Stated task: Write out only the lines from the start of the entries up to and including the line with "const cutX = [-0.749, 0.113, 0.381];"; please skip the pictures.

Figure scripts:
## Start
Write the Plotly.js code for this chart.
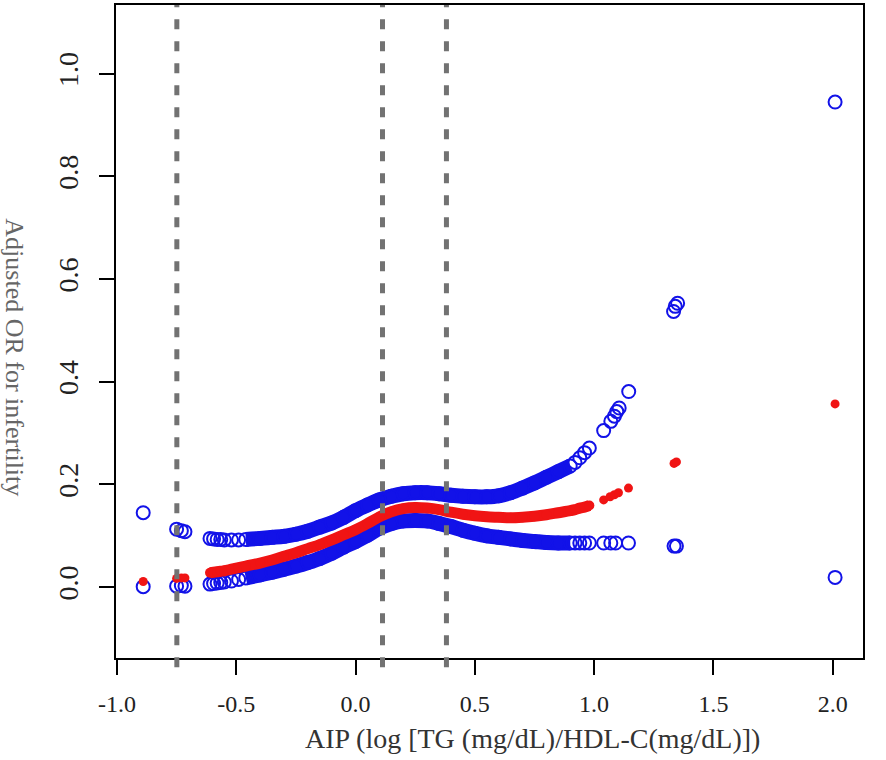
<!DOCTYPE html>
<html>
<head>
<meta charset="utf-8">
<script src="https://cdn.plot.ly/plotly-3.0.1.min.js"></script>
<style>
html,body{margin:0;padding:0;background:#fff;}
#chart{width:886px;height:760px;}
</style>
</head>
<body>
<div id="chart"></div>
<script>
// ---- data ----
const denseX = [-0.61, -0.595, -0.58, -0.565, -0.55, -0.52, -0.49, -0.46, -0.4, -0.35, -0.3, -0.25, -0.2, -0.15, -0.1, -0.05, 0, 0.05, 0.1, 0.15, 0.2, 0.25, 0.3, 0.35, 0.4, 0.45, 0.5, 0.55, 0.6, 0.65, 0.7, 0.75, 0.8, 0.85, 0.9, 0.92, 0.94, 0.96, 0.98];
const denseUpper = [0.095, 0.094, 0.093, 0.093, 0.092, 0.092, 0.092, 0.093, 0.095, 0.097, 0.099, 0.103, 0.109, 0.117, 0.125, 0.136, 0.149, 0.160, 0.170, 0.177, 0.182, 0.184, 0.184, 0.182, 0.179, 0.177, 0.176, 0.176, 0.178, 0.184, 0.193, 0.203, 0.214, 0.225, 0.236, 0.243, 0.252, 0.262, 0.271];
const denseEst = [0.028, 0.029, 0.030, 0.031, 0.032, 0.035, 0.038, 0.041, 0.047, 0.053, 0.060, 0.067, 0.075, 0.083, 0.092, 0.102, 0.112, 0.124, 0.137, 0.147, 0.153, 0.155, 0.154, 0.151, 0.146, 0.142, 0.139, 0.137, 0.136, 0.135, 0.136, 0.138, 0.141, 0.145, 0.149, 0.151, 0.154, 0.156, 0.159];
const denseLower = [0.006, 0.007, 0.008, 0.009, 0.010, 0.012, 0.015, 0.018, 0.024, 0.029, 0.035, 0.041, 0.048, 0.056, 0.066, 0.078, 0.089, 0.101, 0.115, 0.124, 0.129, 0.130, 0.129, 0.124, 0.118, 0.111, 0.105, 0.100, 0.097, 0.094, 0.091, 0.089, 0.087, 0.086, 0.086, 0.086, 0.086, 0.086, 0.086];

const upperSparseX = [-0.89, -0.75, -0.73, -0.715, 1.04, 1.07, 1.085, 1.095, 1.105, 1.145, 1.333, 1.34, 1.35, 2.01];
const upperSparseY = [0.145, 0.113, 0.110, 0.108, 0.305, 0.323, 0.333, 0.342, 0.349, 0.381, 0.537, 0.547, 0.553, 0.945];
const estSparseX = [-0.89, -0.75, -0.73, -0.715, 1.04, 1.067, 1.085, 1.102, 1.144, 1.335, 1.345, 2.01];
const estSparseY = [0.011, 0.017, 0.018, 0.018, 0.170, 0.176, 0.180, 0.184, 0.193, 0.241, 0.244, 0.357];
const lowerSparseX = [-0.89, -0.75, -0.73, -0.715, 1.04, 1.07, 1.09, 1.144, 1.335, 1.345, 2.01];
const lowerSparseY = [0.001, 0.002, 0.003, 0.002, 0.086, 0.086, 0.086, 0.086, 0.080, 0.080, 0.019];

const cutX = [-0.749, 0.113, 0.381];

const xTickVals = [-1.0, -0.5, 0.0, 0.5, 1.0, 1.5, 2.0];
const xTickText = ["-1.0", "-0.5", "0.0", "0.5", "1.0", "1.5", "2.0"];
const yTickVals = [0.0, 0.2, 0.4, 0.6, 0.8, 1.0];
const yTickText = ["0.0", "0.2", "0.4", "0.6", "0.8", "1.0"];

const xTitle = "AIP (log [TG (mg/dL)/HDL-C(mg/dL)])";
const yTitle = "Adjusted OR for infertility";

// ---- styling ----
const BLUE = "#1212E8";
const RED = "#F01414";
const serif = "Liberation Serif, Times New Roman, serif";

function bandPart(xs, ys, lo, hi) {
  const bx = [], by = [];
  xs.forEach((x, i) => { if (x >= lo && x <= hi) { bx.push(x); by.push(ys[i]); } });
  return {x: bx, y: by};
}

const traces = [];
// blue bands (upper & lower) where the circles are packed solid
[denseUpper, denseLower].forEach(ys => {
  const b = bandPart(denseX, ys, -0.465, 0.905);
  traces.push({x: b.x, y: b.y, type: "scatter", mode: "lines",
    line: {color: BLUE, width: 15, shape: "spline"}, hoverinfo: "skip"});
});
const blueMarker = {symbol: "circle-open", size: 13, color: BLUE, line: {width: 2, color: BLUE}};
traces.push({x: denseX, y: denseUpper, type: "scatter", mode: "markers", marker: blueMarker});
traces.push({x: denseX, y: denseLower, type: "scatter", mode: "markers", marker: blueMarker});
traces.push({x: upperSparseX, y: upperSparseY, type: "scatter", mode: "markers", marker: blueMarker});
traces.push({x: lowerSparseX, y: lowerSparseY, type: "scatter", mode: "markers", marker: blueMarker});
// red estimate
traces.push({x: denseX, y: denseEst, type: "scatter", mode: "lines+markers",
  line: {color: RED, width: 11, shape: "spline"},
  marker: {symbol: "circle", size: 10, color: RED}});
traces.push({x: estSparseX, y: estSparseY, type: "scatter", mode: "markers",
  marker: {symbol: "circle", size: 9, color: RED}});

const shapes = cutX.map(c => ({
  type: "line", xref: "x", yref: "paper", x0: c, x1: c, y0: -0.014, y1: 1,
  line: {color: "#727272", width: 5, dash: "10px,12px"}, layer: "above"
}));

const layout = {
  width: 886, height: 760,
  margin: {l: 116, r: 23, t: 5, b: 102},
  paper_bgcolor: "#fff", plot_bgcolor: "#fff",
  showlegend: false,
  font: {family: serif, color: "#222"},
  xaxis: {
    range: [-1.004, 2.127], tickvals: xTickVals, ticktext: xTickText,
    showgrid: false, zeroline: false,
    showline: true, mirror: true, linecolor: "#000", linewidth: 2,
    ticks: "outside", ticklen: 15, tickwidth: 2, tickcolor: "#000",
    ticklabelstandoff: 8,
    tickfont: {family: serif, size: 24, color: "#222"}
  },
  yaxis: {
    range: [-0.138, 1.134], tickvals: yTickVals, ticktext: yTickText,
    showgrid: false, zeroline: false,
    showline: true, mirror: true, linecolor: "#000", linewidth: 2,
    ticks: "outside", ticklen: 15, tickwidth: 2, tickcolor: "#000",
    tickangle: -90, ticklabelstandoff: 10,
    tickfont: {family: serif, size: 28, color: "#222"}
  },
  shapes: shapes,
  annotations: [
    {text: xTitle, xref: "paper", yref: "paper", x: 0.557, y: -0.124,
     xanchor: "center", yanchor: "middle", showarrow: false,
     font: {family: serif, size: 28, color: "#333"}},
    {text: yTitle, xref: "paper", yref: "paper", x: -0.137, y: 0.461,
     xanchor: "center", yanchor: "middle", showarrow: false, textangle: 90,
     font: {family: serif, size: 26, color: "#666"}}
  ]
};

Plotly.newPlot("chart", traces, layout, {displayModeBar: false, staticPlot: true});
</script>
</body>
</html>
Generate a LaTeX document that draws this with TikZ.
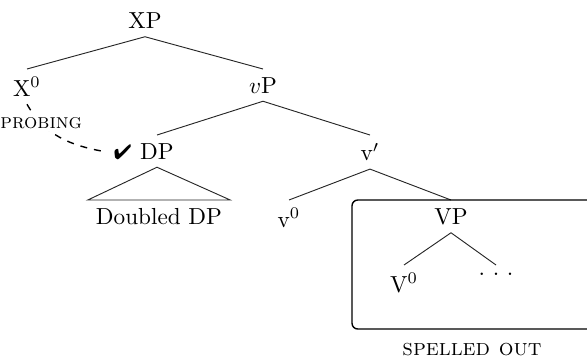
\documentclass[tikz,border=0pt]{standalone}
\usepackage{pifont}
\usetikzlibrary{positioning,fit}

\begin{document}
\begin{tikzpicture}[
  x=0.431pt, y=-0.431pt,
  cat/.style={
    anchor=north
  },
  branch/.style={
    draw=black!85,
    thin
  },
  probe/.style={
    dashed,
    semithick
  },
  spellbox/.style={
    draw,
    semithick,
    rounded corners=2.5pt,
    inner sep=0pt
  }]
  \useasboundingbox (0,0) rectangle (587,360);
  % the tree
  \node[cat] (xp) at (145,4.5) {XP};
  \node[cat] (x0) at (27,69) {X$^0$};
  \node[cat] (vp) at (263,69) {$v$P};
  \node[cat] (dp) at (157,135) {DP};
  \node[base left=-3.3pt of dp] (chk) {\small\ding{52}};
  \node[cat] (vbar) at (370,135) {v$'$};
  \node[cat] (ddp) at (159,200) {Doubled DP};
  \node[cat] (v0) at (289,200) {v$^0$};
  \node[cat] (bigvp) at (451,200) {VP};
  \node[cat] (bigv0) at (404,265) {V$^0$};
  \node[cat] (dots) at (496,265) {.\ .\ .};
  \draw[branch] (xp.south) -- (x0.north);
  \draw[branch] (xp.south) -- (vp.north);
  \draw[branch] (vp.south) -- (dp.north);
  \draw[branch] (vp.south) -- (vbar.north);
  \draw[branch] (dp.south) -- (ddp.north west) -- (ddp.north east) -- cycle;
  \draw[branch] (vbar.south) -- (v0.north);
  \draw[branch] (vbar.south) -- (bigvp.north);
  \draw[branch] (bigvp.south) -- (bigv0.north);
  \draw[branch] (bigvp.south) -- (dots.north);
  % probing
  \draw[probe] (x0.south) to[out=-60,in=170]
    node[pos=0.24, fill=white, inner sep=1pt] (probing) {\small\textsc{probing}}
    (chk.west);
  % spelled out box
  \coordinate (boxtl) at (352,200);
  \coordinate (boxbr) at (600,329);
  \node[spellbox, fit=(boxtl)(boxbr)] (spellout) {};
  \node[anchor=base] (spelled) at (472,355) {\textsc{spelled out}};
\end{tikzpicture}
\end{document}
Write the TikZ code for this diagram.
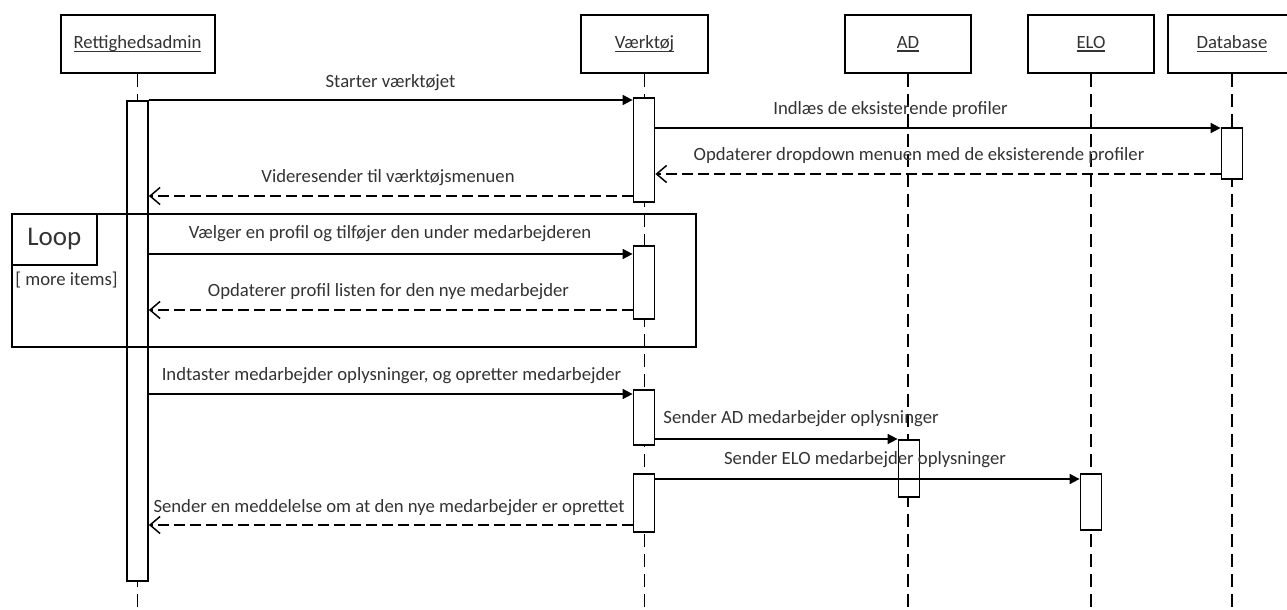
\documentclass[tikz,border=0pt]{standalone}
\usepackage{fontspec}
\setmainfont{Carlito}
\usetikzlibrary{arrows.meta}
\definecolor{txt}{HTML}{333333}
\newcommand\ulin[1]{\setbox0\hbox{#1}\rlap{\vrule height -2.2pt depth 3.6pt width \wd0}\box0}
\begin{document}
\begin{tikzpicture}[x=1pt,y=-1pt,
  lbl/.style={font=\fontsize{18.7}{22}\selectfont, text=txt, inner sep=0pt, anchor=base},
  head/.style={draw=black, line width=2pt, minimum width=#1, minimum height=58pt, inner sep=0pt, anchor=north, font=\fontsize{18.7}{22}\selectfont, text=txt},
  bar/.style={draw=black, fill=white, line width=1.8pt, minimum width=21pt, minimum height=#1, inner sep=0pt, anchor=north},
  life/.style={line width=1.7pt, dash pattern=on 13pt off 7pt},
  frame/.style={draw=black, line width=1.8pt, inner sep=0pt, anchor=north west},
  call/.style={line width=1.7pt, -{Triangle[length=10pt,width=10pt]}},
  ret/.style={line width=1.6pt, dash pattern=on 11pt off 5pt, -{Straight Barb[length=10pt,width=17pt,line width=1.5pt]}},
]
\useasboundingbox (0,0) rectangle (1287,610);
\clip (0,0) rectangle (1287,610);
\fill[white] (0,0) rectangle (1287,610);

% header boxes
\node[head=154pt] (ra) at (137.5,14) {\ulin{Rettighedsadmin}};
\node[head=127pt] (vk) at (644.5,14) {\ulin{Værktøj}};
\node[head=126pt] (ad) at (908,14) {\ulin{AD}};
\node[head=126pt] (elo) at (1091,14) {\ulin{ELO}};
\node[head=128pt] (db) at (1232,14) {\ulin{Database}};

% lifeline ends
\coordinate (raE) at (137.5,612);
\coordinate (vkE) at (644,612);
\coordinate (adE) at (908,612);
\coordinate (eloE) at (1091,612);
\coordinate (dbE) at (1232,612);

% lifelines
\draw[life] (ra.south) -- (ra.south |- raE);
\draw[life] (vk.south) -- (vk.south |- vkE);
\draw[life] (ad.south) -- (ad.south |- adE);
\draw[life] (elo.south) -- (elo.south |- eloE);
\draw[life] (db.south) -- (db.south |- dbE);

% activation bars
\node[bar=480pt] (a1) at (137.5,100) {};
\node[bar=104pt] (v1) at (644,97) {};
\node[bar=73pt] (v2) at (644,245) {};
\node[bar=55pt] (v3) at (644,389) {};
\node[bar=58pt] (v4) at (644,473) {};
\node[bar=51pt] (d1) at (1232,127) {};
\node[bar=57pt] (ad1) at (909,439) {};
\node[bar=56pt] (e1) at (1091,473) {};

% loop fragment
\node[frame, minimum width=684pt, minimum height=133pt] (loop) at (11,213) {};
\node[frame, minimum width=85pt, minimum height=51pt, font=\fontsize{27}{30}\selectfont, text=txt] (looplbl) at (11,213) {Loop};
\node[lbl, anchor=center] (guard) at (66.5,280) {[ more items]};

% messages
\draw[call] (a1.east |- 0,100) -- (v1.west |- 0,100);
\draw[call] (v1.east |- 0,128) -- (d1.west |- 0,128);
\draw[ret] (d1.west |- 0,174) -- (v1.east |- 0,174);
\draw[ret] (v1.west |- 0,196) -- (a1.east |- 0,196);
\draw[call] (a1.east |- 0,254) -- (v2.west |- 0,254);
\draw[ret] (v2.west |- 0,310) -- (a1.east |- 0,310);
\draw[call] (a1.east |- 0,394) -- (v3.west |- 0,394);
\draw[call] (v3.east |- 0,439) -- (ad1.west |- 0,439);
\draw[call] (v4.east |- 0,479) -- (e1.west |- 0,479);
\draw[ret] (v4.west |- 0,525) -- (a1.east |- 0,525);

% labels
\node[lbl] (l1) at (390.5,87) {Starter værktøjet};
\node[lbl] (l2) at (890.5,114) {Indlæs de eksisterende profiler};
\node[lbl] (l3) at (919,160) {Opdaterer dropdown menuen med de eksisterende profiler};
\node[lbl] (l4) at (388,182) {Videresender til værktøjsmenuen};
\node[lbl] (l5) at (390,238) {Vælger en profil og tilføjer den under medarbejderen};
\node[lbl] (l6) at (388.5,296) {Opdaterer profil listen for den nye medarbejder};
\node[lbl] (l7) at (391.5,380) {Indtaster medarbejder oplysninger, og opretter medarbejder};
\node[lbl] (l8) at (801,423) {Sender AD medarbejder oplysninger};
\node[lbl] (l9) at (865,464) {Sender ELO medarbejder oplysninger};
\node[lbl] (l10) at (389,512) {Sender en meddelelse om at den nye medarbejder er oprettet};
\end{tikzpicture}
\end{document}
## End
Output of the exercise:
Write the Plotly.js code for this chart.
<!DOCTYPE html>
<html>
<head>
<meta charset="utf-8">
<script src="https://cdn.plot.ly/plotly-3.0.1.min.js"></script>
<style>
html,body{margin:0;padding:0;background:#fff;}
#chart{width:886px;height:760px;}
</style>
</head>
<body>
<div id="chart"></div>
<script>
// ---- data ----
const denseX = [-0.61, -0.595, -0.58, -0.565, -0.55, -0.52, -0.49, -0.46, -0.4, -0.35, -0.3, -0.25, -0.2, -0.15, -0.1, -0.05, 0, 0.05, 0.1, 0.15, 0.2, 0.25, 0.3, 0.35, 0.4, 0.45, 0.5, 0.55, 0.6, 0.65, 0.7, 0.75, 0.8, 0.85, 0.9, 0.92, 0.94, 0.96, 0.98];
const denseUpper = [0.095, 0.094, 0.093, 0.093, 0.092, 0.092, 0.092, 0.093, 0.095, 0.097, 0.099, 0.103, 0.109, 0.117, 0.125, 0.136, 0.149, 0.160, 0.170, 0.177, 0.182, 0.184, 0.184, 0.182, 0.179, 0.177, 0.176, 0.176, 0.178, 0.184, 0.193, 0.203, 0.214, 0.225, 0.236, 0.243, 0.252, 0.262, 0.271];
const denseEst = [0.028, 0.029, 0.030, 0.031, 0.032, 0.035, 0.038, 0.041, 0.047, 0.053, 0.060, 0.067, 0.075, 0.083, 0.092, 0.102, 0.112, 0.124, 0.137, 0.147, 0.153, 0.155, 0.154, 0.151, 0.146, 0.142, 0.139, 0.137, 0.136, 0.135, 0.136, 0.138, 0.141, 0.145, 0.149, 0.151, 0.154, 0.156, 0.159];
const denseLower = [0.006, 0.007, 0.008, 0.009, 0.010, 0.012, 0.015, 0.018, 0.024, 0.029, 0.035, 0.041, 0.048, 0.056, 0.066, 0.078, 0.089, 0.101, 0.115, 0.124, 0.129, 0.130, 0.129, 0.124, 0.118, 0.111, 0.105, 0.100, 0.097, 0.094, 0.091, 0.089, 0.087, 0.086, 0.086, 0.086, 0.086, 0.086, 0.086];

const upperSparseX = [-0.89, -0.75, -0.73, -0.715, 1.04, 1.07, 1.085, 1.095, 1.105, 1.145, 1.333, 1.34, 1.35, 2.01];
const upperSparseY = [0.145, 0.113, 0.110, 0.108, 0.305, 0.323, 0.333, 0.342, 0.349, 0.381, 0.537, 0.547, 0.553, 0.945];
const estSparseX = [-0.89, -0.75, -0.73, -0.715, 1.04, 1.067, 1.085, 1.102, 1.144, 1.335, 1.345, 2.01];
const estSparseY = [0.011, 0.017, 0.018, 0.018, 0.170, 0.176, 0.180, 0.184, 0.193, 0.241, 0.244, 0.357];
const lowerSparseX = [-0.89, -0.75, -0.73, -0.715, 1.04, 1.07, 1.09, 1.144, 1.335, 1.345, 2.01];
const lowerSparseY = [0.001, 0.002, 0.003, 0.002, 0.086, 0.086, 0.086, 0.086, 0.080, 0.080, 0.019];

const cutX = [-0.749, 0.113, 0.381];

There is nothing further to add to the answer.